Tsjuder were just developing into one of Norway's more reliable acts in the 'sandblaster' black metal category when they decided to sit upon their withered laurels and give the band a rest. Desert Northern Hell was a true highlight for not only the band, but Norse black metal in the mid-'oughts, so fans might have been disappointed that it had become their swansong. Seven years forward, and well, it should no longer be considered such, for the vicious scum have flung their bloodied, inverted cross spurs back into the saddle for another bonfire dance with destiny. For those concerned: do not worry, the band has not changed all that much, and much of the original lineup has returned here. But this is both a blessing and curse, for while the Legion Helvete remains loyal to Desert Northern Hell, it's not quite as good.

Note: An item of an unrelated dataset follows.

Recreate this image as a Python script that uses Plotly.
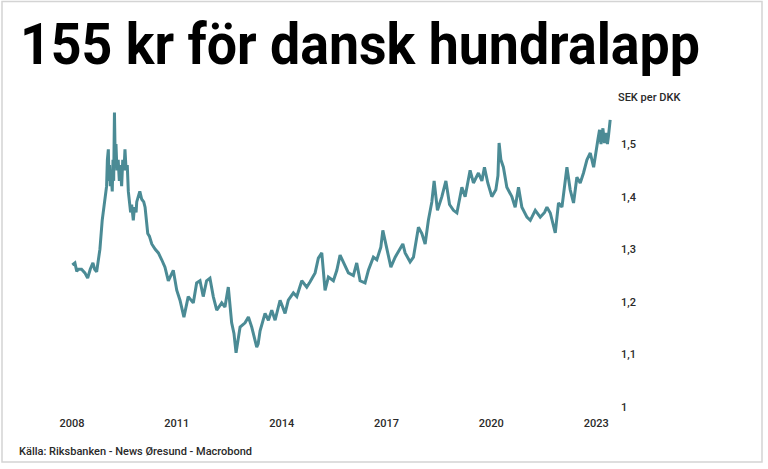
import plotly.graph_objects as go

dates = [
    "2008-01-05", "2008-02-01", "2008-02-20", "2008-03-06", "2008-04-10", "2008-05-15", "2008-06-13",
    "2008-07-10", "2008-08-07", "2008-08-25", "2008-09-15", "2008-10-19", "2008-11-12",
    "2008-12-10", "2008-12-28",
    "2009-01-05", "2009-01-15", "2009-01-22", "2009-01-28", "2009-02-05", "2009-02-15",
    "2009-02-25", "2009-03-05", "2009-03-12", "2009-03-20", "2009-03-28", "2009-04-05",
    "2009-04-15", "2009-04-28", "2009-05-10", "2009-05-20", "2009-06-03", "2009-06-15",
    "2009-06-28", "2009-07-08", "2009-07-20", "2009-08-01", "2009-08-12", "2009-08-25",
    "2009-09-05", "2009-09-16", "2009-10-03", "2009-10-15", "2009-11-01", "2009-11-08",
    "2009-11-25", "2009-12-10", "2009-12-30", "2010-01-20", "2010-02-03", "2010-02-20",
    "2010-03-03", "2010-03-20", "2010-04-14",
    "2010-05-20", "2010-06-22", "2010-07-27", "2010-08-30", "2010-10-04", "2010-11-25",
    "2010-12-31", "2011-02-03", "2011-03-16", "2011-04-30", "2011-06-22", "2011-07-27",
    "2011-08-31", "2011-10-04", "2011-11-08", "2011-12-13", "2012-01-17", "2012-02-22",
    "2012-04-14", "2012-05-18", "2012-06-22", "2012-07-27", "2012-08-20", "2012-09-11",
    "2012-10-23", "2012-12-14", "2013-01-18", "2013-02-22", "2013-04-15", "2013-04-30",
    "2013-05-20", "2013-07-11", "2013-08-15", "2013-09-19", "2013-10-24", "2013-12-15",
    "2014-02-05", "2014-03-11", "2014-05-03", "2014-06-08", "2014-07-30", "2014-09-20",
    "2014-10-25", "2014-12-16", "2015-01-19", "2015-02-24", "2015-03-30", "2015-05-04",
    "2015-06-25", "2015-07-31", "2015-09-03", "2015-10-08", "2015-11-29", "2016-01-20",
    "2016-02-24", "2016-03-30", "2016-05-21", "2016-06-25", "2016-08-16", "2016-09-21",
    "2016-11-02", "2016-11-23", "2017-01-04", "2017-02-15", "2017-04-01", "2017-05-15",
    "2017-06-20", "2017-07-14", "2017-09-04", "2017-10-09", "2017-11-30", "2018-01-05",
    "2018-02-08", "2018-03-14", "2018-04-19", "2018-05-13", "2018-06-17", "2018-08-02",
    "2018-09-13", "2018-10-21", "2018-12-01", "2019-01-06", "2019-02-27", "2019-04-02",
    "2019-05-24", "2019-06-28", "2019-08-19", "2019-09-24", "2019-10-21", "2019-11-25",
    "2020-01-06", "2020-02-17", "2020-03-10", "2020-03-22", "2020-04-10", "2020-05-06",
    "2020-06-11", "2020-08-02", "2020-09-06", "2020-10-11", "2020-11-15", "2021-01-07",
    "2021-02-11", "2021-04-04", "2021-05-26", "2021-07-10", "2021-08-04", "2021-09-08",
    "2021-10-30", "2021-12-03", "2022-01-08", "2022-03-01", "2022-04-04", "2022-05-09",
    "2022-06-13", "2022-07-18", "2022-08-21", "2022-09-26", "2022-10-31", "2022-12-05",
    "2023-01-01", "2023-01-20", "2023-02-05", "2023-02-20", "2023-03-12", "2023-03-28",
    "2023-04-15", "2023-04-28", "2023-05-09", "2023-05-27",
]

sek_per_dkk = [
    1.270, 1.274, 1.258, 1.262, 1.262, 1.255, 1.245,
    1.262, 1.274, 1.262, 1.257, 1.300, 1.355,
    1.390, 1.420,
    1.470, 1.490, 1.430, 1.460, 1.420, 1.440,
    1.410, 1.470, 1.430, 1.560, 1.470, 1.500,
    1.450, 1.470, 1.430, 1.460, 1.420, 1.470,
    1.450, 1.490, 1.450, 1.460, 1.410, 1.390,
    1.370, 1.385, 1.355, 1.380, 1.370, 1.390,
    1.400, 1.410, 1.395, 1.390, 1.380, 1.350,
    1.330, 1.325, 1.310,
    1.300, 1.293, 1.280, 1.266, 1.240, 1.260,
    1.222, 1.203, 1.171, 1.210, 1.198, 1.236,
    1.240, 1.210, 1.240, 1.245, 1.210, 1.184,
    1.198, 1.190, 1.228, 1.160, 1.140, 1.103,
    1.152, 1.160, 1.171, 1.152, 1.114, 1.120,
    1.145, 1.178, 1.165, 1.184, 1.165, 1.203,
    1.178, 1.203, 1.217, 1.210, 1.240, 1.228,
    1.238, 1.255, 1.283, 1.293, 1.222, 1.247,
    1.240, 1.260, 1.289, 1.274, 1.255, 1.250,
    1.274, 1.240, 1.236, 1.260, 1.285, 1.280,
    1.304, 1.336, 1.304, 1.266, 1.285, 1.298,
    1.310, 1.293, 1.276, 1.285, 1.342, 1.330,
    1.310, 1.355, 1.390, 1.430, 1.374, 1.400,
    1.430, 1.385, 1.374, 1.369, 1.418, 1.400,
    1.450, 1.426, 1.445, 1.430, 1.456, 1.426,
    1.400, 1.413, 1.440, 1.502, 1.470, 1.456,
    1.418, 1.400, 1.380, 1.418, 1.380, 1.361,
    1.355, 1.374, 1.361, 1.370, 1.380, 1.369,
    1.331, 1.388, 1.380, 1.456, 1.413, 1.388,
    1.437, 1.426, 1.445, 1.470, 1.483, 1.456,
    1.494, 1.510, 1.527, 1.500, 1.530, 1.502,
    1.521, 1.500, 1.515, 1.546,
]

y_tickvals = [1.0, 1.1, 1.2, 1.3, 1.4, 1.5]
y_ticktext = ["1", "1,1", "1,2", "1,3", "1,4", "1,5"]

title_text = "155 kr för dansk hundralapp"
unit_text = "SEK per DKK"
source_text = "Källa: Riksbanken - News Øresund - Macrobond"

LINE = "#4b8b95"
TXT = "#2a2a2a"
FONT = "Roboto, sans-serif"

W, H = 768, 469
ML, MR, MT, MB = 69, 156, 102, 62
PW, PH = W - ML - MR, H - MT - MB


def px_to_paper_x(px):
    return (px - ML) / PW


def py_to_paper_y(py):
    return (H - MB - py) / PH


fig = go.Figure()
fig.add_trace(go.Scatter(
    x=dates, y=sek_per_dkk, mode="lines",
    line=dict(color=LINE, width=3),
    hoverinfo="skip", showlegend=False,
))

fig.update_layout(
    width=W, height=H,
    margin=dict(l=ML, r=MR, t=MT, b=MB),
    paper_bgcolor="white", plot_bgcolor="white",
    font=dict(family=FONT, size=12, color=TXT),
    title=dict(
        text=title_text,
        x=20 / W, xanchor="left", xref="container",
        y=1 - 44 / H, yanchor="middle", yref="container",
        font=dict(family=FONT, size=58, color="#000000", weight=700),
    ),
    xaxis=dict(
        type="date",
        range=["2007-12-01", "2023-06-15"],
        tick0="2008-01-01", dtick="M36", tickformat="%Y",
        showgrid=False, zeroline=False, showline=False, ticks="",
        tickfont=dict(family=FONT, size=11, color=TXT, weight=500),
        ticklabelstandoff=8,
    ),
    yaxis=dict(
        side="right",
        range=[1.0, 1.58],
        tickvals=y_tickvals, ticktext=y_ticktext,
        showgrid=False, zeroline=False, showline=False, ticks="",
        tickfont=dict(family=FONT, size=11, color=TXT, weight=500),
        ticklabelstandoff=8,
    ),
)

fig.add_annotation(
    text=unit_text, xref="paper", yref="paper",
    x=px_to_paper_x(616), y=py_to_paper_y(98), xanchor="left", yanchor="middle",
    showarrow=False, font=dict(family=FONT, size=11, color=TXT, weight=500),
)
fig.add_annotation(
    text=source_text, xref="paper", yref="paper",
    x=px_to_paper_x(17), y=py_to_paper_y(451), xanchor="left", yanchor="middle",
    showarrow=False, font=dict(family=FONT, size=11, color=TXT, weight=500),
)

fig.add_shape(
    type="rect", xref="paper", yref="paper",
    x0=px_to_paper_x(2), x1=px_to_paper_x(762),
    y0=py_to_paper_y(462), y1=py_to_paper_y(1.5),
    line=dict(color="#d4d4d4", width=1.5), fillcolor="rgba(0,0,0,0)", layer="below",
)

post_js = """
document.body.style.margin = '0';
var gd = document.getElementById('{plot_id}');
function squeeze() {
  var t = gd.querySelector('.gtitle');
  if (t) { t.setAttribute('textLength', '680'); t.setAttribute('lengthAdjust', 'spacingAndGlyphs'); }
  var anns = gd.querySelectorAll('.annotation-text');
  anns.forEach(function (a) {
    if (a.textContent.indexOf('Källa') === 0) {
      a.setAttribute('textLength', '233'); a.setAttribute('lengthAdjust', 'spacingAndGlyphs');
    }
  });
}
squeeze();
if (gd.on) { gd.on('plotly_afterplot', squeeze); }
"""

fig.write_html("out.html", post_script=post_js, config={"displayModeBar": False})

Part of this is that Tsjuder are, and have always been, one of the least distinctive bands to reach their level of notoriety. Solid songwriters, and competent musicians all, but the black metal they perform has always felt its claws along the axis of the pre-established sounds of Scandinavian rogues Mayhem, Bathory, Immortal, Marduk and Darkthrone, and thus they've always felt like an extra pair of blooded gauntlets groping about the cookie jar of darkness. That's not to say that this is necessarily a handicap. Hell, just look at Taake, he's done remarkable things with almost no ability for innovation. But still, when listening through Legion Helvete, one seeking out any unusual abuse or grotesquery will draw only blanks. Without any doubt, this is ferocious, tightly executed black metal for those who like the grimness delivered through both style and skill, but it does lack the immortal songwriting that its precursors excelled in.
As expected, "The Daemon Throne" opens like a volley of hellfire blasting which should peel the paint off whatever religious relic you feel might ward off the band's approach, and you'll notice the band's penchant for the taut, aggressive thrash rhythms that they weave in between their more accelerated sequences. I love the chunky coiled tone of the guitars here, though this is not so noticeable once they get to blasting. Discordant, higher notes are strung along in a fashion not unlike their countrymen 1349 or Emperor, but the band does show a reasonable level of varied tempo here throughout the track list. Even steady blasters like the vile, melodically spiked "Dauðir" or the grating, rapid-fire "Voldsherskeren" are given brief bursts of Hellhammer like mid-paced grooving.
In general, though, Tsjuder are a band for the audience that likes its black metal really-fucking-fast, and as with their past efforts, you'll often feel as if you've just been run off the speedway by an 18-wheeler on its way to a fiendish barbecue. The only issue with this is, of course, as with so many other acts who hold no opposition to hitting the sound barrier, the riffs are woven along very predictable paths, and there are no diabolic secrets contained within any on the album. It's all been done, and Tsjuder simply don't offer any memorable spin upon the genre, and only a few of the streaming, bleeding tremolo patterns on the album stand out far enough that I demanded repeated exposures. For a seven-year gap, Legion Helvete serves as solid proof that these men have not allowed their limbs to frost over, or joints to weaken. Fans of Enthroned, Marduk, or the Polish sect of hyper-blasters will find it appropriately intense, but the top Norse echelon will likely still elude them.